## Set exercise
Repeat everything from the first line of the listing below through the line that contains "10, bottom: 528", exactly. Leave out pictures.

## Material for the task
#####

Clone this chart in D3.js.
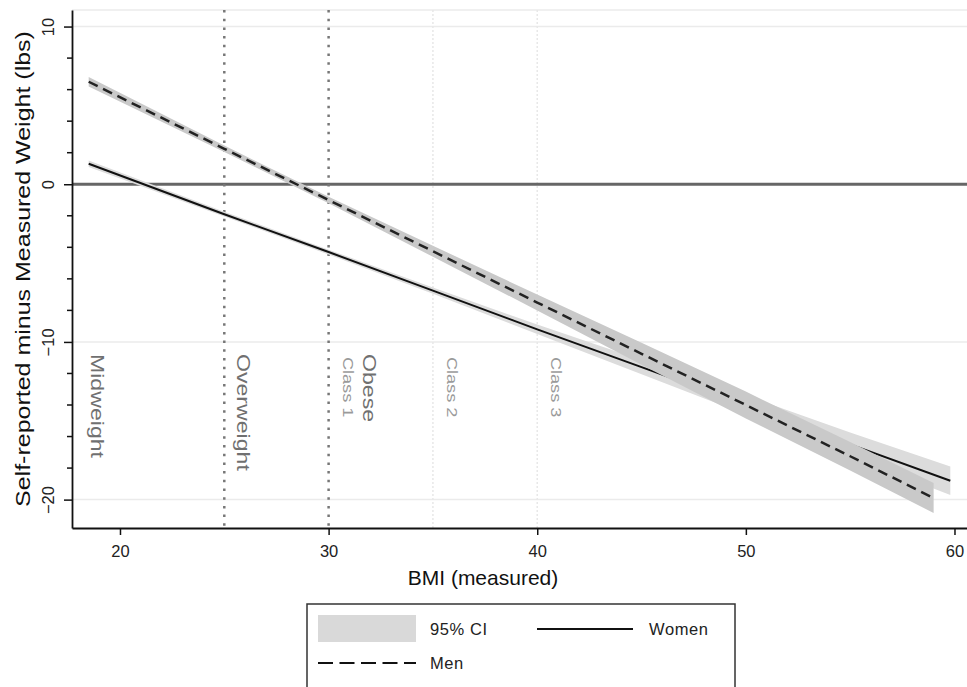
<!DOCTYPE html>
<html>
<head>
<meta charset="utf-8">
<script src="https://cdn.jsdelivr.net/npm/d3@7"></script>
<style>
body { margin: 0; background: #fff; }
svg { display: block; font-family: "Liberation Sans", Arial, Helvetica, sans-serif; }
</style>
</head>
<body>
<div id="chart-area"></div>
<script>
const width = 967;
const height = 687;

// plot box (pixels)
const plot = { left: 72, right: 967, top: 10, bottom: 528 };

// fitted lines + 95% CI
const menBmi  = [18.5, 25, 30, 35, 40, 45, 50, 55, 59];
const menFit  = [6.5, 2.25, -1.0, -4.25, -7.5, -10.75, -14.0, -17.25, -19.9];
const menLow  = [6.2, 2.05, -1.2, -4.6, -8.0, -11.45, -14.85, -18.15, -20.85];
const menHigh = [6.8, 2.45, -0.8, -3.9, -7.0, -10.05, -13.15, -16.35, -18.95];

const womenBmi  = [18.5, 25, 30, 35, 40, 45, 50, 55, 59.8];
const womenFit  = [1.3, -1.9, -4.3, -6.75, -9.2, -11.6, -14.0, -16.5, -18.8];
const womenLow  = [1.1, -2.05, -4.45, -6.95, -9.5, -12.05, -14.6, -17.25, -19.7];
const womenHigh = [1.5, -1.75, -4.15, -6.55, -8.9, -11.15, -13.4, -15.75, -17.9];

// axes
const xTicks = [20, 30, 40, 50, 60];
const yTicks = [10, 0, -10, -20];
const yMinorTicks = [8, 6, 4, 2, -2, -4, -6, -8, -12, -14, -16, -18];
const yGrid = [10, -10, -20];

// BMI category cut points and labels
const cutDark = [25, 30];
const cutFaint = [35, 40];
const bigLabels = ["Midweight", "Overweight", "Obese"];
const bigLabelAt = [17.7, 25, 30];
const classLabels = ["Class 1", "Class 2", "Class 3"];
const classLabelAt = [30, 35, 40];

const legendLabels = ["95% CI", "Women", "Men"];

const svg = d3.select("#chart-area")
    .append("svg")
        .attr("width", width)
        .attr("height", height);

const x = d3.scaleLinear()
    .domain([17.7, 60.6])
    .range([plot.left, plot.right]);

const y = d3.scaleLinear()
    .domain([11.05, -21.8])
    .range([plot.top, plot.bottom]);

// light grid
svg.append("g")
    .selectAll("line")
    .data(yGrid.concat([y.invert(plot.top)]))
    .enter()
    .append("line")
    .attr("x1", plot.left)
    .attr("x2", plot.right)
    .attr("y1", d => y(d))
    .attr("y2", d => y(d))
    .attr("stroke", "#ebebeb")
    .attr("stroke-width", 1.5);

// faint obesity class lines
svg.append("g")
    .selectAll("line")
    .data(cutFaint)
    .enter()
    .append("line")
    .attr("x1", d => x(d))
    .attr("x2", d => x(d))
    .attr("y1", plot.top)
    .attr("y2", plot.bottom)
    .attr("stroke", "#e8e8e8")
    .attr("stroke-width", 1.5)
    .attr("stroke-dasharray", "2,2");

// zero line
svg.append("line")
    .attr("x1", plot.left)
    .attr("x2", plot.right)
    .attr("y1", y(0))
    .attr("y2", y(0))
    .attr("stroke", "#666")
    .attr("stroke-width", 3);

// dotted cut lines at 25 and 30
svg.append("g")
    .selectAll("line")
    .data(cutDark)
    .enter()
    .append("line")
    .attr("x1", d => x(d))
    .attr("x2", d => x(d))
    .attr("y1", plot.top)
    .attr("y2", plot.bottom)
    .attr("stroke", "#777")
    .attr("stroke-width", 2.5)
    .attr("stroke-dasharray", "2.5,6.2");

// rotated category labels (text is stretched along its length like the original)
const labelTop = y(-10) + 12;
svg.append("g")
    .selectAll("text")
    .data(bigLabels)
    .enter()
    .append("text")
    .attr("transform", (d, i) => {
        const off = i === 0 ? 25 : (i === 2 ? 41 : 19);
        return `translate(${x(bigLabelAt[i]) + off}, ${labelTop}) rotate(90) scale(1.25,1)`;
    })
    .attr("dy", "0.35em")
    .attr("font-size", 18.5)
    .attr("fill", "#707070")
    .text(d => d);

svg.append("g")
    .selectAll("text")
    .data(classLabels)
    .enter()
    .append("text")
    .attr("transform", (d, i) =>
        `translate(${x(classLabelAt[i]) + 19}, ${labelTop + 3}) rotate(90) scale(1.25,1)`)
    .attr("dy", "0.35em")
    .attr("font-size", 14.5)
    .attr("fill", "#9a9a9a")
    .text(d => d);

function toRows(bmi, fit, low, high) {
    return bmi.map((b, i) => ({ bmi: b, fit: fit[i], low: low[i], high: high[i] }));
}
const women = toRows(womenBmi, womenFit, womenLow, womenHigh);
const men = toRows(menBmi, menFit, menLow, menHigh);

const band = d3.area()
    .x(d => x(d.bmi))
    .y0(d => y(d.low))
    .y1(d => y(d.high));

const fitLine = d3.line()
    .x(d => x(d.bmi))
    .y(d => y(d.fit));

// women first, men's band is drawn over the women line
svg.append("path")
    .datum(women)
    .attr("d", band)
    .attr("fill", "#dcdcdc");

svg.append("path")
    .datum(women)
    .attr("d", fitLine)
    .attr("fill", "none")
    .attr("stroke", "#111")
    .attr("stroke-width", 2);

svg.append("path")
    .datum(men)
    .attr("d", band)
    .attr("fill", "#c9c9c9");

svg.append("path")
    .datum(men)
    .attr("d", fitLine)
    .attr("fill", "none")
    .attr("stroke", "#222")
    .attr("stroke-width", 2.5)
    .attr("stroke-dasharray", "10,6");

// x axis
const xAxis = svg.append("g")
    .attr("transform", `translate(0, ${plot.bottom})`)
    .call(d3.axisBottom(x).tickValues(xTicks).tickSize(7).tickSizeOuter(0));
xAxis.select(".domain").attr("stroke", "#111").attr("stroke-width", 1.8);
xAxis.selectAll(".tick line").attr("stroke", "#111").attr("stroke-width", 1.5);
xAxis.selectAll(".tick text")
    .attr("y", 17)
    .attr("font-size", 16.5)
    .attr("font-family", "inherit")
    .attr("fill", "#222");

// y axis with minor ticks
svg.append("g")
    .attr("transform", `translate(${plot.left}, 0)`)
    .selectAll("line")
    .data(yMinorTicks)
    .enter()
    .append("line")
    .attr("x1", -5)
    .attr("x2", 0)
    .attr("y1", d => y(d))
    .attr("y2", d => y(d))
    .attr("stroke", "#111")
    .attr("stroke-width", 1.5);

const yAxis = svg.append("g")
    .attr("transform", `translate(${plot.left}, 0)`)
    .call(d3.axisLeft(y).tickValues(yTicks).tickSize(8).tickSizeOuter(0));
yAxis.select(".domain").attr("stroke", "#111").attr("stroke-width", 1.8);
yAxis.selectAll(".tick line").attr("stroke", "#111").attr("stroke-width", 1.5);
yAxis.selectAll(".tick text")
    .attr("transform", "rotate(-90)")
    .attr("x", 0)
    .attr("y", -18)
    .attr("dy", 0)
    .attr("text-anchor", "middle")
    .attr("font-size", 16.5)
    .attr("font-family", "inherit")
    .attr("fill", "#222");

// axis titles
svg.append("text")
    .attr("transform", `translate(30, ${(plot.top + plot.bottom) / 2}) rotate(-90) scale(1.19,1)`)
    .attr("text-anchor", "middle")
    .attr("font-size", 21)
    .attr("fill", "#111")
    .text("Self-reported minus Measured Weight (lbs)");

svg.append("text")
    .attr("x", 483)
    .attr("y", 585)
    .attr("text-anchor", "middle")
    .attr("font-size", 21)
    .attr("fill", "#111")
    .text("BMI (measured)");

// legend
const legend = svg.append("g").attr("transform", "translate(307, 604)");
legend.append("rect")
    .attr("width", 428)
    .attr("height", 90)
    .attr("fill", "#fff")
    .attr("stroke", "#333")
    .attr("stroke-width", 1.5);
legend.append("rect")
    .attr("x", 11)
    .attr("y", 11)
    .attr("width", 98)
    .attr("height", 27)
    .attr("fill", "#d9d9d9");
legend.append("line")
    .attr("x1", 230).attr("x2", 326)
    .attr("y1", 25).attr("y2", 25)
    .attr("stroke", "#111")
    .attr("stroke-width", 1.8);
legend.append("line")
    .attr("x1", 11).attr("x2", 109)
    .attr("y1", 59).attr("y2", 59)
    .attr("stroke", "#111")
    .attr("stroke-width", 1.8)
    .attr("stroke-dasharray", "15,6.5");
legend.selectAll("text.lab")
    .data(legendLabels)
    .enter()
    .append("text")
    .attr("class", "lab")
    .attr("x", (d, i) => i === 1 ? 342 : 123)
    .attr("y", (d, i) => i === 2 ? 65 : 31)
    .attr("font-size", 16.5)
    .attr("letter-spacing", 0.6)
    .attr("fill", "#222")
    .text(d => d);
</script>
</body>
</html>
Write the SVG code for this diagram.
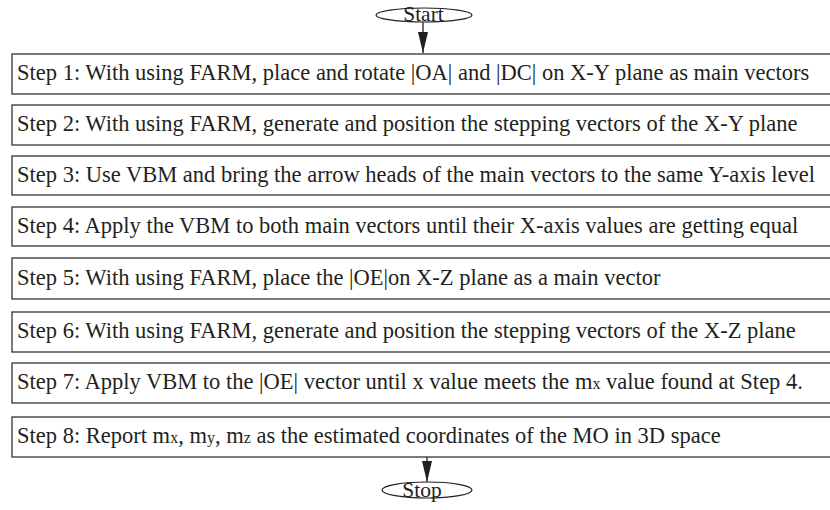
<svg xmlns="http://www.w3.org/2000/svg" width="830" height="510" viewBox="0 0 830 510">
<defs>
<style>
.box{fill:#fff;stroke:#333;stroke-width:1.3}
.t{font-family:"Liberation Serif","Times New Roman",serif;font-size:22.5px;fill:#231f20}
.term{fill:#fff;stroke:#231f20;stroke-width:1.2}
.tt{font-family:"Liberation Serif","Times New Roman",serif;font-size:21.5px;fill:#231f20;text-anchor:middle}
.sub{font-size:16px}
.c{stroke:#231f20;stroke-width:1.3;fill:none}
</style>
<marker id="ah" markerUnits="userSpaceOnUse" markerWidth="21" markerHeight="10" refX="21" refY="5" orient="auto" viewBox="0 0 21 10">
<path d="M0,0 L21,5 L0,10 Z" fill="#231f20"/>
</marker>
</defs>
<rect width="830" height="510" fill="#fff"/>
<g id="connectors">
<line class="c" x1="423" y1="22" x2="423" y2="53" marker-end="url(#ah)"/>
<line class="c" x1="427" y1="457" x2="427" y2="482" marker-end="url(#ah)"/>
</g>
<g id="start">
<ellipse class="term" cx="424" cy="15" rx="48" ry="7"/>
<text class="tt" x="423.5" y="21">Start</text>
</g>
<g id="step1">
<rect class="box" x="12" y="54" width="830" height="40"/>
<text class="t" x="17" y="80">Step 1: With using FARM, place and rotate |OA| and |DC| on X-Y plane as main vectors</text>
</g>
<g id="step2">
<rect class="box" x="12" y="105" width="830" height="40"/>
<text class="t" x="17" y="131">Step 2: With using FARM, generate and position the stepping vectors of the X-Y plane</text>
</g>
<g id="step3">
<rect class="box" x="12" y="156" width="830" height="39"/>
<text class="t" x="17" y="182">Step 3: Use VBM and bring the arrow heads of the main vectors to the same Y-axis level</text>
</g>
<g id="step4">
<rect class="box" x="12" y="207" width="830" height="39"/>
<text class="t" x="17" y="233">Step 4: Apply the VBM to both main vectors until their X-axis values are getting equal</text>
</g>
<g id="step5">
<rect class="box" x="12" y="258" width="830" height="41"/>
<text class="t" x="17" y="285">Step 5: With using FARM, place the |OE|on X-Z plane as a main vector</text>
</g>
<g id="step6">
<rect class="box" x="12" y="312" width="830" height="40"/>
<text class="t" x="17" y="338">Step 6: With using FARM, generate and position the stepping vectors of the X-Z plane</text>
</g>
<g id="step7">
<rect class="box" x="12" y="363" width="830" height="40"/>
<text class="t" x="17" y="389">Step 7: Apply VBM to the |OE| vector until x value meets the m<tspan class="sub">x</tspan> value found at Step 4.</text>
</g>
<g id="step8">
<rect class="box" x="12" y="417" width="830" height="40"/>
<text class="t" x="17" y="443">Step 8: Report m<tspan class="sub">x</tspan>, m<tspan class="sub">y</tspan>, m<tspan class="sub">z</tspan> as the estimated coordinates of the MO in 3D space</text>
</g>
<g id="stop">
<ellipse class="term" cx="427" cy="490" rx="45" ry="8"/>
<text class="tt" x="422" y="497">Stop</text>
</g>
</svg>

#####

## Completed task
Clone this chart in D3.js.
<!DOCTYPE html>
<html>
<head>
<meta charset="utf-8">
<script src="https://cdn.jsdelivr.net/npm/d3@7"></script>
<style>
body { margin: 0; background: #fff; }
svg { display: block; font-family: "Liberation Sans", Arial, Helvetica, sans-serif; }
</style>
</head>
<body>
<div id="chart-area"></div>
<script>
const width = 967;
const height = 687;

// plot box (pixels)
const plot = { left: 72, right: 967, top: 10, bottom: 528 };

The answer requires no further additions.